▸ Stored data
+++

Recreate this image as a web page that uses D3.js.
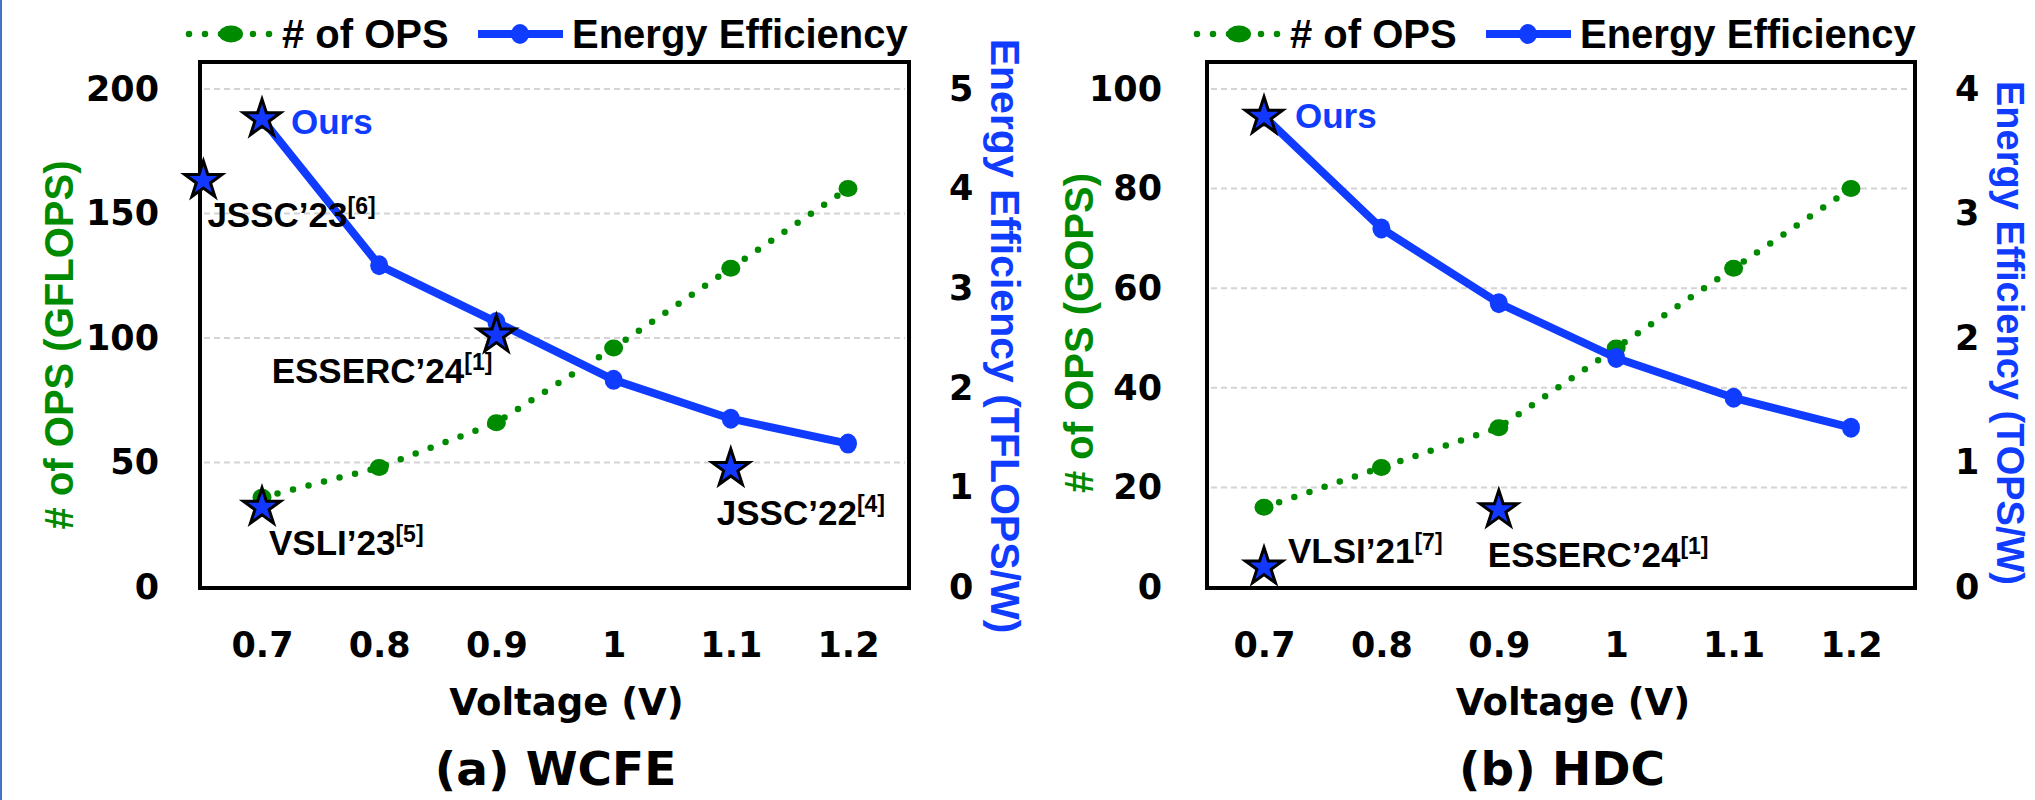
<!DOCTYPE html>
<html>
<head>
<meta charset="utf-8">
<script src="https://cdn.jsdelivr.net/npm/d3@7"></script>
<style>
  body { margin: 0; background: #fff; }
  svg { display: block; }
  text { font-family: "Liberation Sans", Arial, sans-serif; font-weight: bold; }
  .wide { font-family: "DejaVu Sans", Verdana, sans-serif; }
</style>
</head>
<body>
<div id="chart"></div>
<script>
// ---- data ----
const voltage = [0.7, 0.8, 0.9, 1.0, 1.1, 1.2];

const wcfeOps = [36, 48, 66, 96, 128, 160];          // GFLOPS
const wcfeEff = [4.70, 3.23, 2.66, 2.08, 1.69, 1.44]; // TFLOPS/W
const wcfeTicksL = [0, 50, 100, 150, 200];
const wcfeTicksR = [0, 1, 2, 3, 4, 5];
const wcfeStarNames = ["Ours", "JSSC’23", "ESSERC’24", "VSLI’23", "JSSC’22"];
const wcfeStarRefs = ["", "[6]", "[1]", "[5]", "[4]"];
const wcfeStarV = [0.7, 0.65, 0.9, 0.7, 1.1];
const wcfeStarEff = [4.70, 4.08, 2.53, 0.80, 1.19];

const hdcOps = [16, 24, 32, 48, 64, 80];             // GOPS
const hdcEff = [3.78, 2.88, 2.28, 1.84, 1.52, 1.28];  // TOPS/W
const hdcTicksL = [0, 20, 40, 60, 80, 100];
const hdcTicksR = [0, 1, 2, 3, 4];
const hdcStarNames = ["Ours", "VLSI’21", "ESSERC’24"];
const hdcStarRefs = ["", "[7]", "[1]"];
const hdcStarV = [0.7, 0.7, 0.9];
const hdcStarEff = [3.78, 0.16, 0.62];

const GREEN = "#008a00";
const BLUE = "#0f3cff";

const W = 2035, H = 800;
const TOP = 62, BOTTOM = 588;

const svg = d3.select("#chart").append("svg")
  .attr("width", W)
  .attr("height", H);

// thin slide border on the left edge
svg.append("line")
  .attr("x1", 1).attr("x2", 1).attr("y1", 0).attr("y2", H)
  .attr("stroke", "#4472c4").attr("stroke-width", 2);

const panels = [
  {
    ops: wcfeOps, eff: wcfeEff, ticksL: wcfeTicksL, ticksR: wcfeTicksR,
    names: wcfeStarNames, refs: wcfeStarRefs, starV: wcfeStarV, starEff: wcfeStarEff,
    boxL: 200, boxR: 909, x07: 262, x12: 848, padL: 41,
    opsTitle: "# of OPS (GFLOPS)", effTitle: "Energy Efficiency (TFLOPS/W)", caption: "(a) WCFE",
    leftTitle: [73, 345, 40], rightTitle: [991, 336, 41], legendX: 186,
    labelPos: [[29, 15, "start"], [4, 46, "start"], [-4, 48, "end"], [7, 48, "start"], [-14, 57, "start"]]
  },
  {
    ops: hdcOps, eff: hdcEff, ticksL: hdcTicksL, ticksR: hdcTicksR,
    names: hdcStarNames, refs: hdcStarRefs, starV: hdcStarV, starEff: hdcStarEff,
    boxL: 1207, boxR: 1915, x07: 1264, x12: 1851, padL: 45,
    opsTitle: "# of OPS (GOPS)", effTitle: "Energy Efficiency (TOPS/W)", caption: "(b) HDC",
    leftTitle: [1093, 333, 40], rightTitle: [1997, 333, 38], legendX: 1194,
    labelPos: [[31, 12, "start"], [24, -4, "start"], [-11, 57, "start"]]
  }
];

const star = d3.symbol().type(d3.symbolStar).size(430);

panels.forEach(function(p) {
  const x = d3.scaleLinear().domain([0.7, 1.2]).range([p.x07, p.x12]);
  const yL = d3.scaleLinear().domain([0, d3.max(p.ticksL)]).range([587, 89]);
  const yR = d3.scaleLinear().domain([0, d3.max(p.ticksR)]).range([587, 89]);
  const g = svg.append("g");

  // gridlines
  g.selectAll(".grid")
    .data(p.ticksL.filter(d => d > 0))
    .enter().append("line")
    .attr("x1", p.boxL + 4).attr("x2", p.boxR - 4)
    .attr("y1", d => yL(d)).attr("y2", d => yL(d))
    .attr("stroke", "#d4d4d4").attr("stroke-width", 2)
    .attr("stroke-dasharray", "6 4");

  // frame
  g.append("rect")
    .attr("x", p.boxL).attr("y", TOP)
    .attr("width", p.boxR - p.boxL).attr("height", BOTTOM - TOP)
    .attr("fill", "none").attr("stroke", "#000").attr("stroke-width", 4);

  // axes
  const fmt = d => d3.format("")(+d.toFixed(1));
  const leftAxis = d3.axisLeft(yL).tickValues(p.ticksL).tickSize(0).tickPadding(p.padL).tickFormat(fmt);
  const rightAxis = d3.axisRight(yR).tickValues(p.ticksR).tickSize(0).tickPadding(40).tickFormat(fmt);
  const bottomAxis = d3.axisBottom(x).tickValues(voltage).tickSize(0).tickPadding(44).tickFormat(fmt);

  [[leftAxis, `translate(${p.boxL},0)`], [rightAxis, `translate(${p.boxR},0)`],
   [bottomAxis, `translate(0,${BOTTOM})`]].forEach(function(a) {
    const ag = g.append("g").attr("transform", a[1]).call(a[0]);
    ag.select(".domain").remove();
    ag.selectAll("text")
      .attr("class", "wide")
      .attr("font-size", 35)
      .attr("font-family", null)
      .attr("font-weight", "bold")
      .attr("fill", "#000");
  });

  // axis titles
  g.append("text")
    .attr("transform", `translate(${p.leftTitle[0]},${p.leftTitle[1]}) rotate(-90)`)
    .attr("text-anchor", "middle")
    .attr("font-size", p.leftTitle[2])
    .attr("fill", GREEN)
    .text(p.opsTitle);

  g.append("text")
    .attr("transform", `translate(${p.rightTitle[0]},${p.rightTitle[1]}) rotate(90)`)
    .attr("text-anchor", "middle")
    .attr("font-size", p.rightTitle[2])
    .attr("fill", BLUE)
    .text(p.effTitle);

  const cx = (p.boxL + p.boxR) / 2;
  g.append("text")
    .attr("class", "wide")
    .attr("x", cx + 12).attr("y", 715)
    .attr("text-anchor", "middle").attr("font-size", 37)
    .text("Voltage (V)");
  g.append("text")
    .attr("class", "wide")
    .attr("x", cx + 1).attr("y", 785)
    .attr("text-anchor", "middle").attr("font-size", 47)
    .text(p.caption);

  // # of OPS series (dotted green)
  const opsLine = d3.line().x((d, i) => x(voltage[i])).y(d => yL(d));
  g.append("path")
    .datum(p.ops)
    .attr("d", opsLine)
    .attr("fill", "none").attr("stroke", GREEN)
    .attr("stroke-width", 6.5).attr("stroke-linecap", "round")
    .attr("stroke-dasharray", "0 16");
  g.selectAll(".opsDot")
    .data(p.ops)
    .enter().append("ellipse")
    .attr("cx", (d, i) => x(voltage[i])).attr("cy", d => yL(d))
    .attr("rx", 9.5).attr("ry", 8.5)
    .attr("fill", GREEN);

  // energy efficiency series (solid blue)
  const effLine = d3.line().x((d, i) => x(voltage[i])).y(d => yR(d));
  g.append("path")
    .datum(p.eff)
    .attr("d", effLine)
    .attr("fill", "none").attr("stroke", BLUE)
    .attr("stroke-width", 8).attr("stroke-linejoin", "round");
  g.selectAll(".effDot")
    .data(p.eff)
    .enter().append("ellipse")
    .attr("cx", (d, i) => x(voltage[i])).attr("cy", d => yR(d))
    .attr("rx", 9).attr("ry", 10)
    .attr("fill", BLUE);

  // comparison stars + labels
  p.names.forEach(function(name, i) {
    const sx = x(p.starV[i]), sy = yR(p.starEff[i]);
    g.append("path")
      .attr("d", star)
      .attr("transform", `translate(${sx},${sy})`)
      .attr("fill", "#1238ff").attr("stroke", "#000").attr("stroke-width", 3)
      .attr("stroke-linejoin", "miter");
    const lp = p.labelPos[i];
    const t = g.append("text")
      .attr("x", sx + lp[0]).attr("y", sy + lp[1])
      .attr("text-anchor", lp[2])
      .attr("font-size", 35)
      .attr("fill", name === "Ours" ? BLUE : "#000");
    t.append("tspan").text(name);
    if (p.refs[i]) {
      t.append("tspan").attr("font-size", 23).attr("dy", -13).text(p.refs[i]);
    }
  });

  // legend
  const lx = p.legendX, ly = 34;
  g.append("line")
    .attr("x1", lx + 3).attr("x2", lx + 87).attr("y1", ly).attr("y2", ly)
    .attr("stroke", GREEN).attr("stroke-width", 6.5)
    .attr("stroke-linecap", "round").attr("stroke-dasharray", "0 16");
  g.append("ellipse")
    .attr("cx", lx + 45).attr("cy", ly).attr("rx", 12).attr("ry", 8.5)
    .attr("fill", GREEN);
  g.append("text")
    .attr("x", lx + 96).attr("y", 48).attr("font-size", 40)
    .text("# of OPS");
  g.append("line")
    .attr("x1", lx + 292).attr("x2", lx + 377).attr("y1", ly).attr("y2", ly)
    .attr("stroke", BLUE).attr("stroke-width", 8);
  g.append("ellipse")
    .attr("cx", lx + 334).attr("cy", ly).attr("rx", 9).attr("ry", 10)
    .attr("fill", BLUE);
  g.append("text")
    .attr("x", lx + 386).attr("y", 48).attr("font-size", 40)
    .text("Energy Efficiency");
});
</script>
</body>
</html>
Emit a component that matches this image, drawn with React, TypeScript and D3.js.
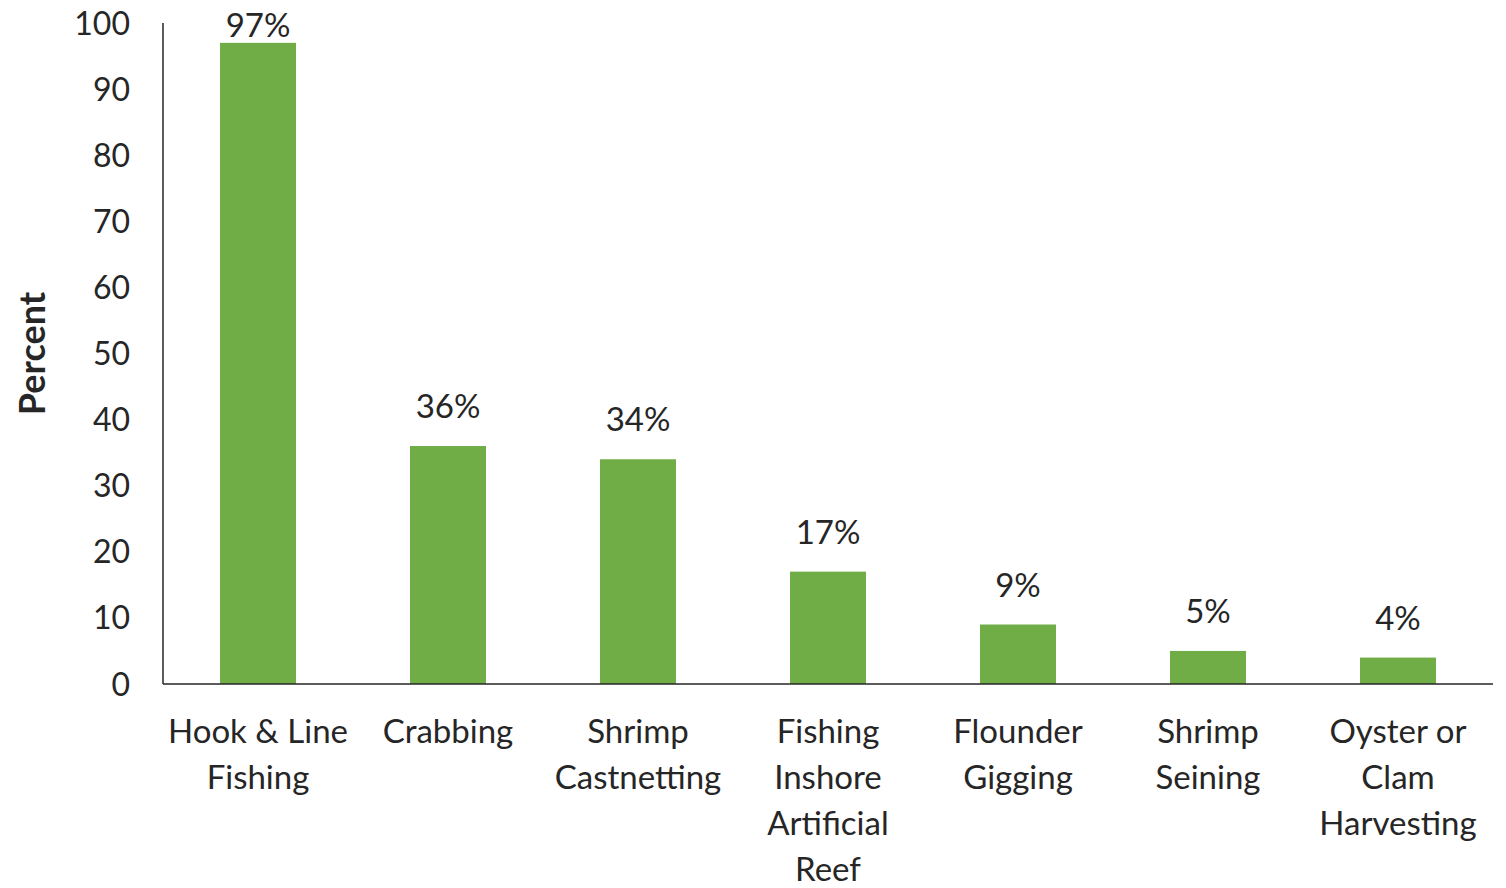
import React from "react";
import * as d3 from "d3";

const categories = [
  "Hook & Line Fishing",
  "Crabbing",
  "Shrimp Castnetting",
  "Fishing Inshore Artificial Reef",
  "Flounder Gigging",
  "Shrimp Seining",
  "Oyster or Clam Harvesting",
];
const categoryLines = [
  ["Hook & Line", "Fishing"],
  ["Crabbing"],
  ["Shrimp", "Castnetting"],
  ["Fishing", "Inshore", "Artificial", "Reef"],
  ["Flounder", "Gigging"],
  ["Shrimp", "Seining"],
  ["Oyster or", "Clam", "Harvesting"],
];
const values = [97, 36, 34, 17, 9, 5, 4];
const yTicks = [0, 10, 20, 30, 40, 50, 60, 70, 80, 90, 100];
const yTitle = "Percent";

const W = 1506;
const H = 888;
const FONT = "Lato, 'Open Sans', sans-serif";
const TEXT = "#262626";

export default function App() {
  const x = d3
    .scaleBand<string>()
    .domain(categories)
    .range([163, 1493])
    .paddingInner(0.6)
    .paddingOuter(0.3);
  const y = d3.scaleLinear().domain([0, 100]).range([684, 23]);

  return (
    <svg
      width={W}
      height={H}
      style={{ position: "absolute", left: 0, top: 0, background: "#fff" }}
      fontFamily={FONT}
    >
      {/* bars */}
      {categories.map((c, i) => (
        <rect
          key={c}
          x={x(c)}
          y={y(values[i])}
          width={x.bandwidth()}
          height={y(0) - y(values[i])}
          fill="#70AD47"
        />
      ))}
      {/* axes */}
      <line x1={163} x2={163} y1={y(100)} y2={y(0)} stroke="#262626" strokeWidth={1.5} />
      <line x1={163} x2={1493} y1={y(0)} y2={y(0)} stroke="#262626" strokeWidth={1.5} />
      {/* y tick labels */}
      {yTicks.map((t) => (
        <text
          key={t}
          x={130}
          y={y(t)}
          dy="0.36em"
          textAnchor="end"
          fontSize={32}
          fill={TEXT}
        >
          {t}
        </text>
      ))}
      {/* y title */}
      <text
        transform={`translate(45,${(y(0) + y(100)) / 2}) rotate(-90)`}
        textAnchor="middle"
        fontSize={36}
        fontWeight="bold"
        fill={TEXT}
      >
        {yTitle}
      </text>
      {/* data labels */}
      {categories.map((c, i) => (
        <text
          key={c}
          x={(x(c) ?? 0) + x.bandwidth() / 2}
          y={Math.max(37, y(values[i]) - 28)}
          textAnchor="middle"
          fontSize={33}
          fill={TEXT}
        >
          {values[i]}%
        </text>
      ))}
      {/* x labels */}
      {categories.map((c, i) => (
        <text
          key={c}
          x={(x(c) ?? 0) + x.bandwidth() / 2}
          y={743}
          textAnchor="middle"
          fontSize={33}
          fill={TEXT}
        >
          {categoryLines[i].map((l, j) => (
            <tspan key={j} x={(x(c) ?? 0) + x.bandwidth() / 2} y={743 + j * 46}>
              {l}
            </tspan>
          ))}
        </text>
      ))}
    </svg>
  );
}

+++

Print the entries as they stand, first line through the line holding "const voltage = [0.7, 0.8, 0.9, 1.0, 1.1, 1.2];", with every picture removed.

▸ Right answer
Recreate this image as a web page that uses D3.js.
<!DOCTYPE html>
<html>
<head>
<meta charset="utf-8">
<script src="https://cdn.jsdelivr.net/npm/d3@7"></script>
<style>
  body { margin: 0; background: #fff; }
  svg { display: block; }
  text { font-family: "Liberation Sans", Arial, sans-serif; font-weight: bold; }
  .wide { font-family: "DejaVu Sans", Verdana, sans-serif; }
</style>
</head>
<body>
<div id="chart"></div>
<script>
// ---- data ----
const voltage = [0.7, 0.8, 0.9, 1.0, 1.1, 1.2];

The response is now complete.